沖田:知財専門家部門の森田先生の取り組みについて評価された点はいかがでしょうか?
丹羽:弁理士の立場ではどうしても知的財産権に注力をしがちですが、森田さんは、吸い上げることをきちんとやっていて、ノウハウの保護にも目を向けていらっしゃる。こうした部分が権利化後に生きてくるので、うまくバランスをとっていることを評価しました。外部の専門家は、なかなか深く関わりにくいですが、雑誌投稿による啓蒙やコミュニティ形成など、外部を巻き込んで発信しているところもすごく感心しました。
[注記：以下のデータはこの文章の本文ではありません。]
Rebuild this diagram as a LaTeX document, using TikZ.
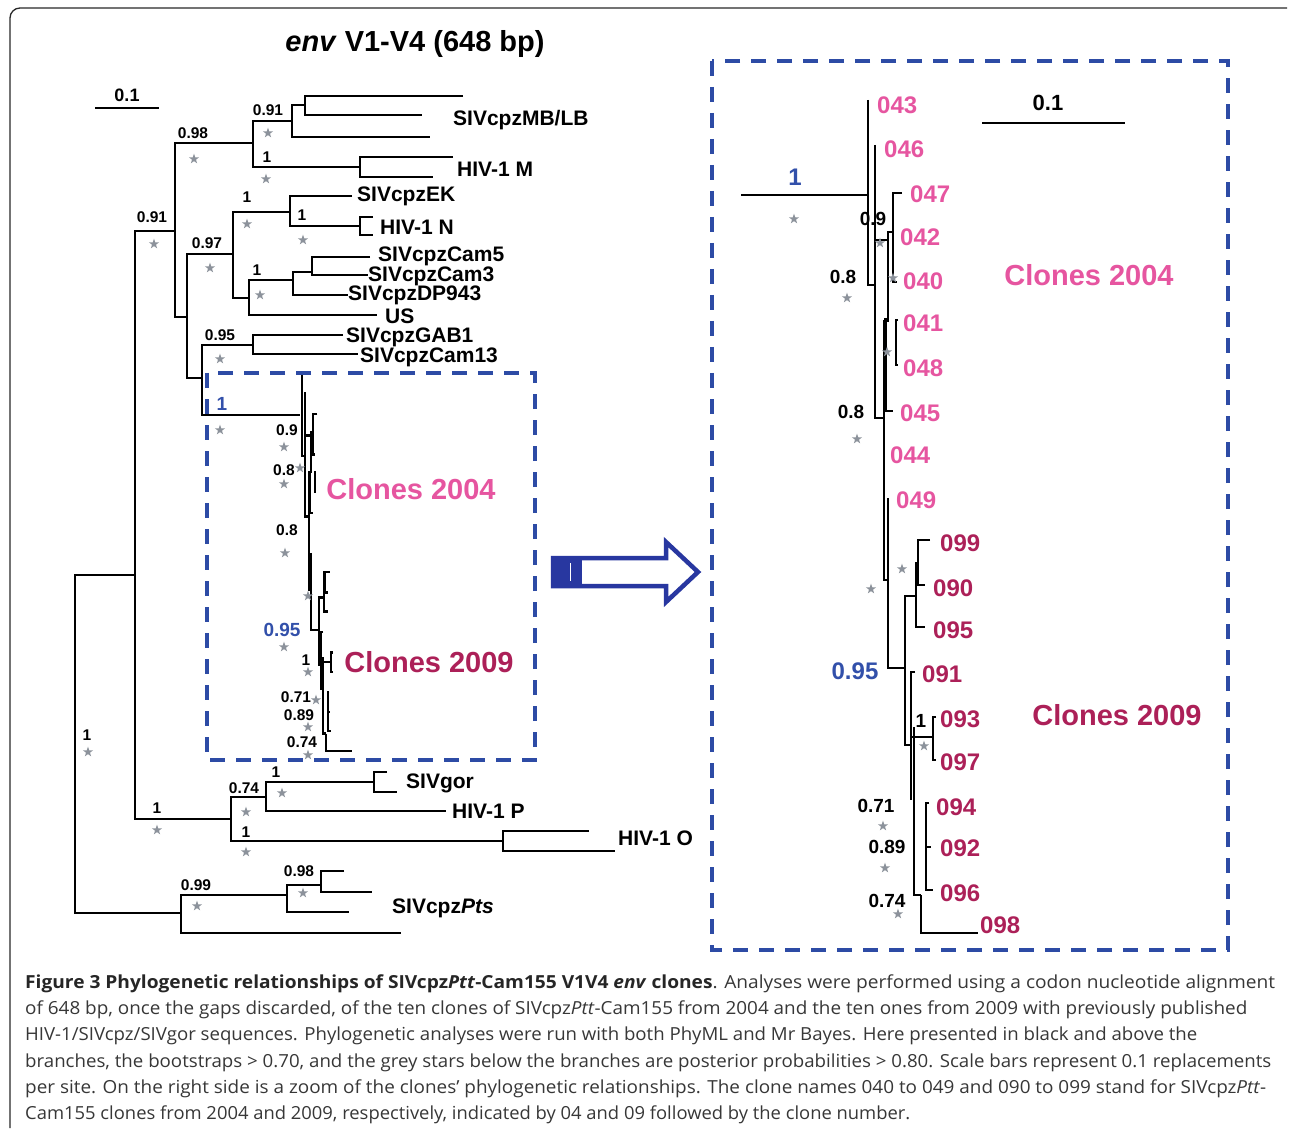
\documentclass[tikz,border=0pt]{standalone}
\usepackage{fontspec}
\usepackage{graphicx}
\newfontfamily\ars{Liberation Sans}
\newfontfamily\capf{Open Sans}
\newcommand\myfs[1]{\fontsize{#1}{#1}\selectfont}
\definecolor{pinkc}{RGB}{230,85,160}
\definecolor{crim}{RGB}{172,32,88}
\definecolor{blul}{RGB}{50,80,170}
\definecolor{boxb}{RGB}{45,75,165}
\definecolor{starc}{RGB}{140,146,155}
\definecolor{capc}{RGB}{55,55,55}
\definecolor{arrb}{RGB}{40,55,160}
\definecolor{framec}{RGB}{40,40,40}
\newcommand{\clonelines}{%
 \draw[brr] (868,100) -- (868,285) -- (875,285);
 \draw[brr] (875,145) -- (875,418) -- (884,418);
 \draw[brr] (875,240) -- (888,240);
 \draw[brr] (902,193) -| (893,282) -- (897,282);
 \draw[brr] (893,232) -- (888,232) -- (888,322);
 \draw[brr, line width=3pt] (885,318) -- (885,412);
 \draw[brr] (885,411) -- (893,411);
 \draw[brr] (898,320) -| (896,365) -- (898,365);
 \draw[brr] (884,320) -- (884,580) -- (888,580);
 \draw[brr] (888,498) -- (888,668) -- (905,668);
 \draw[brr] (916,596) -| (905,745) -- (911,745);
 \draw[brr] (918,563) -| (916,627) -- (925,627);
 \draw[brr] (930,540) -| (918,585) -- (925,585);
 \draw[brr] (915,672) -| (911,800);
 \draw[brr] (911,737) -- (933,737);
 \draw[brr] (936,717) -| (933,760) -- (936,760);
 \draw[brr] (914,727) -- (914,895) -- (921,895);
 \draw[brr] (921,895) -- (921,933) -- (978,933);
 \draw[brr] (929,803) -| (926,890) -- (933,890);
 \draw[brr] (926,847) -- (931,847);
}
\begin{document}
\begin{tikzpicture}[x=1pt,y=-1pt,
  br/.style={line width=2.8pt, line join=miter},
  brr/.style={line width=2.1pt, line join=miter},
  leafL/.style={font=\ars\bfseries\myfs{21}, anchor=west, inner sep=0},
  leafR/.style={font=\ars\bfseries\myfs{24}, anchor=west, inner sep=0},
  bsL/.style={font=\ars\bfseries\myfs{15.5}, inner sep=0},
  bsR/.style={font=\ars\bfseries\myfs{19}, inner sep=0},
  clo/.style={font=\ars\bfseries\myfs{29}, inner sep=0},
  dbox/.style={boxb, line width=3.5pt, dash pattern=on 15pt off 11pt},
  gstar/.pic={\fill[starc] (0,-5.3)--(-1.25,-1.72)--(-5.04,-1.64)--(-2.01,0.66)--(-3.11,4.29)--(0,2.12)--(3.11,4.29)--(2.01,0.66)--(5.04,-1.64)--(1.25,-1.72)--cycle;}
]
\useasboundingbox (0,0) rectangle (1290,1131);
\fill[white] (0,0) rectangle (1290,1131);
% frame
\draw[framec, line width=1.3pt] (10,1128) -- (10,18) arc[start angle=180, end angle=90, radius=10pt] -- (1287,8);

% title
\node[font=\ars\bfseries\myfs{29}, inner sep=0] (title) at (415,44) {\textit{env} V1-V4 (648 bp)};

% left scale bar
\draw[br] (95,108) -- (159,108);
\node[font=\ars\bfseries\myfs{18}, inner sep=0] (sc1) at (127,95) {0.1};

% ---------------- left tree ----------------
\draw[br] (463,96) -| (305,115) -- (422,115);
\draw[br] (305,105) -| (292,137) -- (430,137);
\draw[br] (292,121) -| (253,167) -- (360,167);
\draw[br] (453,157) -| (360,177) -- (433,177);
\draw[br] (253,143) -| (175,317) -- (187,317);
\draw[br] (233,254) -| (187,378) -- (202,378);
\draw[br] (290,212) -| (233,298) -- (249,298);
\draw[br] (352,196) -| (290,226) -- (360,226);
\draw[br] (373,217) -| (360,235) -- (373,235);
\draw[br] (293,280) -| (249,315) -- (377,315);
\draw[br] (312,272) -| (293,295) -- (348,295);
\draw[br] (370,257) -| (312,275) -- (368,275);
\draw[br] (253,345) -| (202,415) -- (300,415);
\draw[br] (343,335) -| (253,354) -- (358,354);
\draw[br] (175,231) -| (135,819) -- (231,819);
\draw[br] (135,575) -| (75,913) -- (181,913);
\draw[br] (266,797) -| (231,841) -- (503,841);
\draw[br] (374,782) -| (266,811) -- (446,811);
\draw[br] (387,772) -| (374,792) -- (397,792);
\draw[br] (589,831) -| (503,851) -- (615,851);
\draw[br] (287,895) -| (181,933) -- (401,933);
\draw[br] (321,885) -| (287,912) -- (349,912);
\draw[br] (344,871) -| (321,892) -- (372,892);
% compressed clone clade
\begin{scope}[shift={(302,415)}, xscale=0.45, yscale=0.455]
 \begin{scope}[shift={(-868,-195)}, brr/.style={line width=2.2pt, line join=miter}]
  \clonelines
 \end{scope}
\end{scope}

% left leaf labels
\node[leafL] (mblb) at (453,120) {SIVcpzMB/LB};
\node[leafL] (hm) at (457,169) {HIV-1 M};
\node[leafL] (ek) at (357,196) {SIVcpzEK};
\node[leafL] (hn) at (380,227) {HIV-1 N};
\node[leafL] (c5) at (378,256) {SIVcpzCam5};
\node[leafL] (c3) at (368,276) {SIVcpzCam3};
\node[leafL] (dp) at (348,295) {SIVcpzDP943};
\node[leafL] (us) at (385,316) {US};
\node[leafL] (gab) at (346,337) {SIVcpzGAB1};
\node[leafL] (c13) at (360,357) {SIVcpzCam13};
\node[leafL] (gor) at (406,783) {SIVgor};
\node[leafL] (hp) at (452,811) {HIV-1 P};
\node[leafL] (ho) at (618,838) {HIV-1 O};
\node[leafL] (pts) at (392,908) {SIVcpz\textit{Pts}};

% left bootstrap labels
\node[bsL] (b1) at (268,110) {0.91};
\node[bsL] (b2) at (193,133) {0.98};
\node[bsL] (b3) at (267,157) {1};
\node[bsL] (b4) at (152,217) {0.91};
\node[bsL] (b5) at (247,197) {1};
\node[bsL] (b6) at (302,215) {1};
\node[bsL] (b7) at (207,243) {0.97};
\node[bsL] (b8) at (257,270) {1};
\node[bsL] (b9) at (220,335) {0.95};
\node[bsL, text=blul, font=\ars\bfseries\myfs{19}] (b10) at (222,404) {1};
\node[bsL] (b11) at (287,430) {0.9};
\node[bsL] (b12) at (284,470) {0.8};
\node[bsL] (b13) at (287,530) {0.8};
\node[bsL, text=blul, font=\ars\bfseries\myfs{19}] (b14) at (282,630) {0.95};
\node[bsL] (b15) at (306,660) {1};
\node[bsL] (b16) at (296,697) {0.71};
\node[bsL] (b17) at (299,715) {0.89};
\node[bsL] (b18) at (302,742) {0.74};
\node[bsL] (b19) at (87,735) {1};
\node[bsL] (b20) at (157,808) {1};
\node[bsL] (b21) at (244,788) {0.74};
\node[bsL] (b22) at (276,772) {1};
\node[bsL] (b23) at (246,832) {1};
\node[bsL] (b24) at (196,885) {0.99};
\node[bsL] (b25) at (299,871) {0.98};

% left stars
\foreach \p in {(154,244),(194,159),(268,133),(266,179),(247,224),(303,240),(210,268),(260,295),(220,359),(220,430),(284,447),(300,468),(284,484),(285,553),(308,596),(284,647),(308,672),(316,700),(308,727),(308,755),(88,752),(157,830),(246,812),(282,793),(246,852),(197,906),(303,893)}
  \pic at \p {gstar};

\node[clo, text=pinkc] (cl04a) at (411,489) {Clones 2004};
\node[clo, text=crim] (cl09a) at (429,662) {Clones 2009};
\draw[dbox] (207,373) rectangle (535,760);

% arrow
\draw[arrb, line width=4.5pt, line join=miter, fill=white] (553,558) -- (666,558) -- (666,542) -- (698,572) -- (666,602) -- (666,586) -- (553,586) -- cycle;
\fill[arrb] (553,558) rectangle (582,586);
\draw[white, line width=1pt] (570,563) -- (570,581);

% ---------------- right tree ----------------
\draw[dbox] (712,61) rectangle (1228,950);
\draw[brr] (741,195) -- (868,195);
\clonelines
\draw[br] (982,123) -- (1125,123);
\node[font=\ars\bfseries\myfs{22}, inner sep=0] (sc2) at (1048,103) {0.1};

\node[leafR, text=pinkc] (l043) at (877,105) {043};
\node[leafR, text=pinkc] (l046) at (884,149) {046};
\node[leafR, text=pinkc] (l047) at (910,194) {047};
\node[leafR, text=pinkc] (l042) at (900,237) {042};
\node[leafR, text=pinkc] (l040) at (903,281) {040};
\node[leafR, text=pinkc] (l041) at (903,323) {041};
\node[leafR, text=pinkc] (l048) at (903,368) {048};
\node[leafR, text=pinkc] (l045) at (900,413) {045};
\node[leafR, text=pinkc] (l044) at (890,455) {044};
\node[leafR, text=pinkc] (l049) at (896,500) {049};
\node[leafR, text=crim] (l099) at (940,543) {099};
\node[leafR, text=crim] (l090) at (933,588) {090};
\node[leafR, text=crim] (l095) at (933,630) {095};
\node[leafR, text=crim] (l091) at (922,674) {091};
\node[leafR, text=crim] (l093) at (940,719) {093};
\node[leafR, text=crim] (l097) at (940,762) {097};
\node[leafR, text=crim] (l094) at (936,807) {094};
\node[leafR, text=crim] (l092) at (940,848) {092};
\node[leafR, text=crim] (l096) at (940,893) {096};
\node[leafR, text=crim] (l098) at (980,925) {098};

\node[bsR, text=blul, font=\ars\bfseries\myfs{24}] (r1) at (795,177) {1};
\node[bsR] (r2) at (873,219) {0.9};
\node[bsR] (r3) at (843,277) {0.8};
\node[bsR] (r4) at (851,412) {0.8};
\node[bsR, text=blul, font=\ars\bfseries\myfs{24}] (r5) at (855,671) {0.95};
\node[bsR] (r6) at (921,721) {1};
\node[bsR] (r7) at (876,806) {0.71};
\node[bsR] (r8) at (887,847) {0.89};
\node[bsR] (r9) at (887,901) {0.74};

\foreach \p in {(794,219),(847,298),(857,439),(880,243),(887,352),(893,278),(871,589),(902,569),(924,746),(883,826),(885,868),(898,914)}
  \pic at \p {gstar};

\node[clo, text=pinkc] (cl04b) at (1089,275) {Clones 2004};
\node[clo, text=crim] (cl09b) at (1117,715) {Clones 2009};

% ---------------- caption ----------------
\begin{scope}[every node/.style={anchor=base west, inner sep=0, text=capc}]
\node (cap1) at (25,988) {\resizebox{1250pt}{\height}{\capf\myfs{18}\textbf{\color{black!85}Figure 3 Phylogenetic relationships of SIVcpz\textit{Ptt}-Cam155 V1V4 \textit{env} clones}. Analyses were performed using a codon nucleotide alignment}};
\node (cap2) at (25,1014) {\resizebox{1222pt}{\height}{\capf\myfs{18}of 648 bp, once the gaps discarded, of the ten clones of SIVcpz\textit{Ptt}-Cam155 from 2004 and the ten ones from 2009 with previously published}};
\node (cap3) at (25,1040) {\resizebox{1172pt}{\height}{\capf\myfs{18}HIV-1/SIVcpz/SIVgor sequences. Phylogenetic analyses were run with both PhyML and Mr Bayes. Here presented in black and above the}};
\node (cap4) at (25,1067) {\resizebox{1246pt}{\height}{\capf\myfs{18}branches, the bootstraps > 0.70, and the grey stars below the branches are posterior probabilities > 0.80. Scale bars represent 0.1 replacements}};
\node (cap5) at (25,1093) {\resizebox{1241pt}{\height}{\capf\myfs{18}per site. On the right side is a zoom of the clones’ phylogenetic relationships. The clone names 040 to 049 and 090 to 099 stand for SIVcpz\textit{Ptt}-}};
\node (cap6) at (25,1119) {\resizebox{885pt}{\height}{\capf\myfs{18}Cam155 clones from 2004 and 2009, respectively, indicated by 04 and 09 followed by the clone number.}};
\end{scope}
\end{tikzpicture}
\end{document}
沖田:お2人の講評を聞いて、どのような感想をお持ちですか。
成尾:私が入社したときには、すでに数十件の出願があり、ビジネスと過去の出願が結びついているか、過不足がないかを確認し、足りないものは出願し、非公開にしたほうがいいものは取り下げたりもしました。ビジネスとのつながりが評価されたことをうれしく思っています。
森田:ビジネスを保護することが知財戦略の最も重要な目的なので、それを達成するためにどのように特許を有効活用するか、という観点で考えなくてはいけません。いま取り組んでいる外国のベンチャー企業の成長事例の調査では、ビジネスと特許との関係に興味を持って参加してくれる方が意外と多いことにも気付きました。忙しいなか積極的に時間を割いて、研究活動していただける、いいコミュニティができています。誰かが始めるとみんな気付いて参加してくれることを強く感じました。このような仕組みはとても大切なので、これからも続けていきたいです。
沖田:経営に密接した知財戦略が及ぼすメリットを教えていただけますか?
成尾:経営戦略の中に知財戦略があり、ここが離れると知財が無価値になってしまいます。メリットとしては、漠然と特許を取っても、将来的にどういうビジネスに展開していくのかがわからないと限定的な保護しかできませんが、経営戦略があると、事業範囲をカバーした特許が取れます。また、第三者との契約にも知財を結び付けて考えると効率のいい収益化につながります。
森田:特許があっても競合が簡単に参入できるのでは意味がありません。その意味で事業を強く推進できるような特許が取れると、経営者もVCも、みんなハッピーになれます。だから事業から目を逸らしてはいけなくて、そこに着目すること。ただし、スタートアップは事業自体が変遷するので、保護するものが動いていくことがあるので、出願後も事業の変遷に合わせて戦略を作っていくことが大切です。
加藤:投資家としては、スタートアップの企業価値、成長のポテンシャルを見極めたいです。契約に結び付いた知財を理解していらっしゃると投資の観点からもプラスになります。
丹羽:Splinkさんは知財の戦略を事業戦略にフィードバックする、という考え方をされています。事業戦略が決まっている中での知財戦略では幅が狭まってしまいますが、知財戦略を考えたうえでの事業戦略も変更できると、非常に強いものになります。知的財産権は非常に強力ですが、回避される可能性もあります。突破されたときのことも想定して、戦略として考えているのも素晴らしいと思います。
沖田:今後取り組んでいきたいことと、視聴しているスタートアップへのメッセージをいただけますか。
成尾:他社と連携でお互いの弱みをうまく補完できるように、知財情報の分析に力を入れていきたいです。また社内に契約を知財・法務の人材を増やしていきたいと考えています。これから知財戦略に取り組むスタートアップは、社内に専門家を置くことが重要です。社外の専門家にサポートしてもらうにしても、社内に専門家がいないとディスカッションが成り立たず、言われたことをそのまま取り入れてしまうことがあるからです。専門家にも得意不得意領域があるので、複数の専門家を利用されるといいと思います。
森田:ビジネスモデルと特許戦略の有効な組み合わせを明らかにして、みなさんの戦術をバラエティに富んだものにしていきたいです。知財の活用面を意識すると知財はすごく面白くなるので、みなさんも機会があればぜひ飛び込んでいただきたい。また、日本の企業は訴訟にあまり積極的ではありませんが、訴訟をすることで特許の価値がでてくる面もあります。訴訟をしっかりやって、それにより今まで以上に技術の価値を認めてもらえる社会が作れると、スタートアップもエコシステムもより発展していくのではないでしょうか。
加藤:スタートアップは知財を後回しにしがちですが、そうではないということを私たちも啓蒙活動していければと思っております。
丹羽:本年度のグランプリ受賞者は、すごく実践的なことをしているのが印象的。ここまで完璧にやるのは難しいですが、一部だけでも真似することから始めてみていただきたいです。